South African youth hit hard by COVID-19

26 June 2020 | Story Supplied. Photo Segopotso Makhutja / Pexels. Read time 5 min.
30% of young people said they had lost money because of the lockdown and 28% borrowed money as a result of the lockdown, putting them deeper in debt.
30% of young people said they had lost money because of the lockdown and 28% borrowed money as a result of the lockdown, putting them deeper in debt.

Over 60% of young people aged between 18 and 34 in South Africa are “very worried” about COVID-19, with many of them uncertain about the future and if there will be jobs for them. These are some of the findings of a survey conducted recently by the University of Cape Town (UCT) Graduate School of Business’s Bertha Centre for Social Innovation and Entrepreneurship, in association with youth organisation Lucha Lunako and partners M4 Jam, Skills Empire and Simanye.

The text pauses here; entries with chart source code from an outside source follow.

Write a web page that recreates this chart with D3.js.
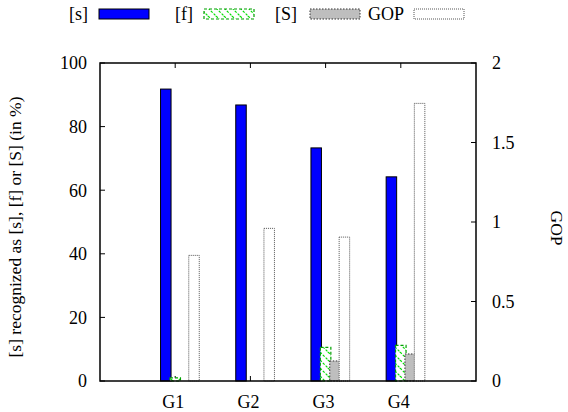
<!DOCTYPE html>
<html><head><meta charset="utf-8">
<script src="https://cdn.jsdelivr.net/npm/d3@7"></script>
<style>body{margin:0;background:#fff}</style>
</head><body><svg id="c" width="568" height="412" font-family="Liberation Serif, serif"></svg>
<script>
const groups = ["G1","G2","G3","G4"];
const sValues = [91.8, 86.8, 73.3, 64.2];
const fValues = [1.0, 0, 10.6, 11.2];
const SValues = [0, 0, 6.3, 8.5];
const gopValues = [0.79, 0.96, 0.905, 1.746];
const leftTicks = [0,20,40,60,80,100];
const rightTicks = [0,0.5,1,1.5,2];
const legendLabels = ["[s]","[f]","[S]","GOP"];

const FONT = "Liberation Serif, serif";
const svg = d3.select("#c");
const L=100, R=476, T=63, B=381;
const x = d3.scaleLinear().domain([-1,4]).range([L,R]);
const yL = d3.scaleLinear().domain([0,100]).range([B,T]);
const yR = d3.scaleLinear().domain([0,2]).range([B,T]);

const defs = svg.append("defs");
const pat = defs.append("pattern").attr("id","hatch").attr("patternUnits","userSpaceOnUse")
  .attr("width",8).attr("height",8);
pat.append("rect").attr("width",8).attr("height",8).attr("fill","#fff");
pat.append("path").attr("d","M0,0 L8,8 M-4,4 L0,8 M4,-4 L12,4").attr("stroke","#00e000").attr("stroke-width",1.2).attr("stroke-dasharray","2.5,1.5");

const slot = 0.125, bw = 10.5;
const series = [
  {vals:sValues, scale:yL, off:-1, fill:"#0000ff", stroke:"#000", dash:null, sw:1},
  {vals:fValues, scale:yL, off:0, fill:"url(#hatch)", stroke:"#00a000", dash:"3,2", sw:1.2},
  {vals:SValues, scale:yL, off:1, fill:"#bebebe", stroke:"#333", dash:"1.5,1.5", sw:1},
  {vals:gopValues, scale:yR, off:2, fill:"#fff", stroke:"#555", dash:"1,1", sw:1}
];

const txt = (sel)=>sel.attr("font-family",FONT).style("font-family",FONT).attr("fill","#000");

// axes ticks
const gAx = svg.append("g");
gAx.selectAll(".lt").data(leftTicks).join("line")
  .attr("x1",L).attr("x2",L+5).attr("y1",d=>yL(d)).attr("y2",d=>yL(d)).attr("stroke","#000");
txt(gAx.selectAll(".ltl").data(leftTicks).join("text")
  .attr("x",L-13).attr("y",d=>yL(d)).attr("dy","0.35em").attr("text-anchor","end")
  .attr("font-size",18).text(d=>d));
gAx.selectAll(".rt").data(rightTicks).join("line")
  .attr("x1",R-5).attr("x2",R).attr("y1",d=>yR(d)).attr("y2",d=>yR(d)).attr("stroke","#000");
txt(gAx.selectAll(".rtl").data(rightTicks).join("text")
  .attr("x",R+16).attr("y",d=>yR(d)).attr("dy","0.35em").attr("text-anchor","start")
  .attr("font-size",18).text(d=>d));
gAx.selectAll(".tt").data(groups).join("line")
  .attr("x1",(d,i)=>x(i)).attr("x2",(d,i)=>x(i)).attr("y1",T).attr("y2",T+5).attr("stroke","#000");
gAx.selectAll(".bt").data(groups).join("line")
  .attr("x1",(d,i)=>x(i)).attr("x2",(d,i)=>x(i)).attr("y1",B).attr("y2",B-5).attr("stroke","#000");
txt(gAx.selectAll(".xl").data(groups).join("text")
  .attr("x",(d,i)=>x(i)-2).attr("y",B+27).attr("text-anchor","middle")
  .attr("font-size",18).text(d=>d));

// bars
series.forEach(s=>{
  svg.append("g").selectAll("rect").data(s.vals).join("rect")
    .attr("x",(d,i)=>x(i+s.off*slot)-bw/2)
    .attr("width",bw)
    .attr("y",d=>s.scale(d))
    .attr("height",d=>B-s.scale(d))
    .attr("fill",s.fill).attr("stroke",s.stroke).attr("stroke-width",s.sw)
    .attr("stroke-dasharray",s.dash);
});

// frame
svg.append("rect").attr("x",L).attr("y",T).attr("width",R-L).attr("height",B-T)
  .attr("fill","none").attr("stroke","#000").attr("stroke-width",1.5);

// axis titles
txt(svg.append("text").attr("transform",`translate(21,${(T+B)/2+5}) rotate(-90)`)
  .attr("text-anchor","middle").attr("font-size",17.5)
  .text("[s] recognized as [s], [f] or [S] (in %)"));
txt(svg.append("text").attr("transform",`translate(551,${(T+B)/2+6}) rotate(90)`)
  .attr("text-anchor","middle").attr("font-size",17.5).text("GOP"));

// legend
const legX = [88, 193, 297, 404];
const boxX = [99, 204, 310, 414];
const lg = svg.append("g");
legendLabels.forEach((lab,i)=>{
  txt(lg.append("text").attr("x",legX[i]).attr("y",14).attr("dy","0.35em").attr("text-anchor","end")
    .attr("font-size",18).text(lab));
  const s = series[i];
  lg.append("rect").attr("x",boxX[i]).attr("y",9).attr("width",50).attr("height",10)
    .attr("fill",s.fill).attr("stroke",s.stroke).attr("stroke-width",s.sw).attr("stroke-dasharray",s.dash);
});
</script></body></html>
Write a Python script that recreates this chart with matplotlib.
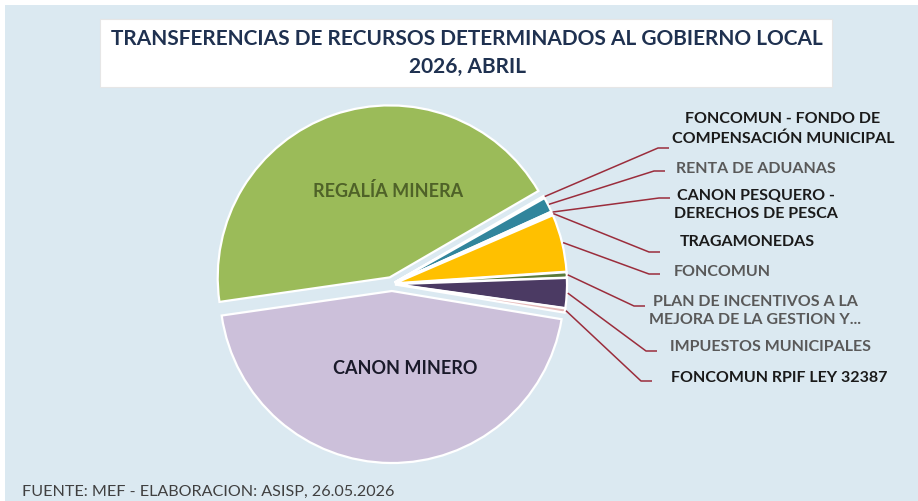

“The survey is of significance as it reveals how the virus is impacting on South Africa’s youth, an extremely vulnerable segment of our population,” said Dr Solange Rosa, director of the Bertha Centre, the first academic centre in Africa dedicated to advancing social innovation and entrepreneurship.

A total of 814 young people were polled between 22 May and 9 June 2020 to find out the consequences of the COVID-19 lockdown for them. Respondents came from across the country, with 88% being African, 5% being coloured, 5% being white and 2% of Indian descent.

 

“The survey shows that there is a need to acknowledge that young people are facing a disproportionately more uncertain future than those people who have had the time to develop skills and start on their careers.”

Some of the key insights of the survey are that 30% of young people said they had lost money because of the lockdown, with 28% admitting to having borrowed money as a result of the lockdown, putting them deeper in debt. A total of 32% said their finances had been impacted because they could not go out to look for work, revealing that many young people are experiencing more financial challenges.

“The survey shows that there is a need to acknowledge that young people are facing a disproportionately more uncertain future than those people who have had the time to develop skills and start on their careers,” said Alana Bond, co-founder of Lucha Lunako, a social enterprise which explores ways to promote youth employment and skills development through collaboration, partnerships and innovation.

South Africa’s greatest challenge

Other interesting findings were that more than half of those polled felt uncertain about their future and were frustrated by the inability to plan ahead. Almost a quarter of those polled said they had not finished learning important skills that they would need for jobs, with 50% saying that having access to free online courses would help them to move forward. A large number lamented the fact that data was expensive and 24% said they had no access to Wi-Fi.

Rosa said the survey’s findings were especially important considering South Africa’s high youth unemployment figure, which currently stands at just over 58%, according to Statistics South Africa. This is up 3.4% from the previous year and especially troubling considering that 35% of young people polled in the survey said they had received no food assistance in their communities.

In his recent address to the nation, President Cyril Ramaphosa said that COVID-19 had exacerbated the problems young South Africans face and called youth unemployment the country’s “greatest challenge”.

Interestingly, 58% of young people said they would really like to read, hear or watch people talk about how to become motivated about the future as well as get practical tips for planning for their future. A large number (49%) said they would like to connect with a mentor or with groups focusing on motivating the youth, specifically about their futures. They also showed a strong interest in being more active in their communities, with the majority interested in sharing information about the virus, as well as helping and becoming change-makers within their communities (47%).

This shows that there needs to be more of a focus on providing practical and meaningful content that provides tried and tested solutions for moving young people towards their future, said Bond.

“This is not about (only) providing technical skills, but is also about providing places to discuss and motivate young people around what the future can look like.”

She added, “We must take note that many young people have lost income and are saddled with student and other types of debt and now have to borrow even more money to survive. Financial solutions have to be developed and other solutions, like cheaper data and online learning platforms must be explored.”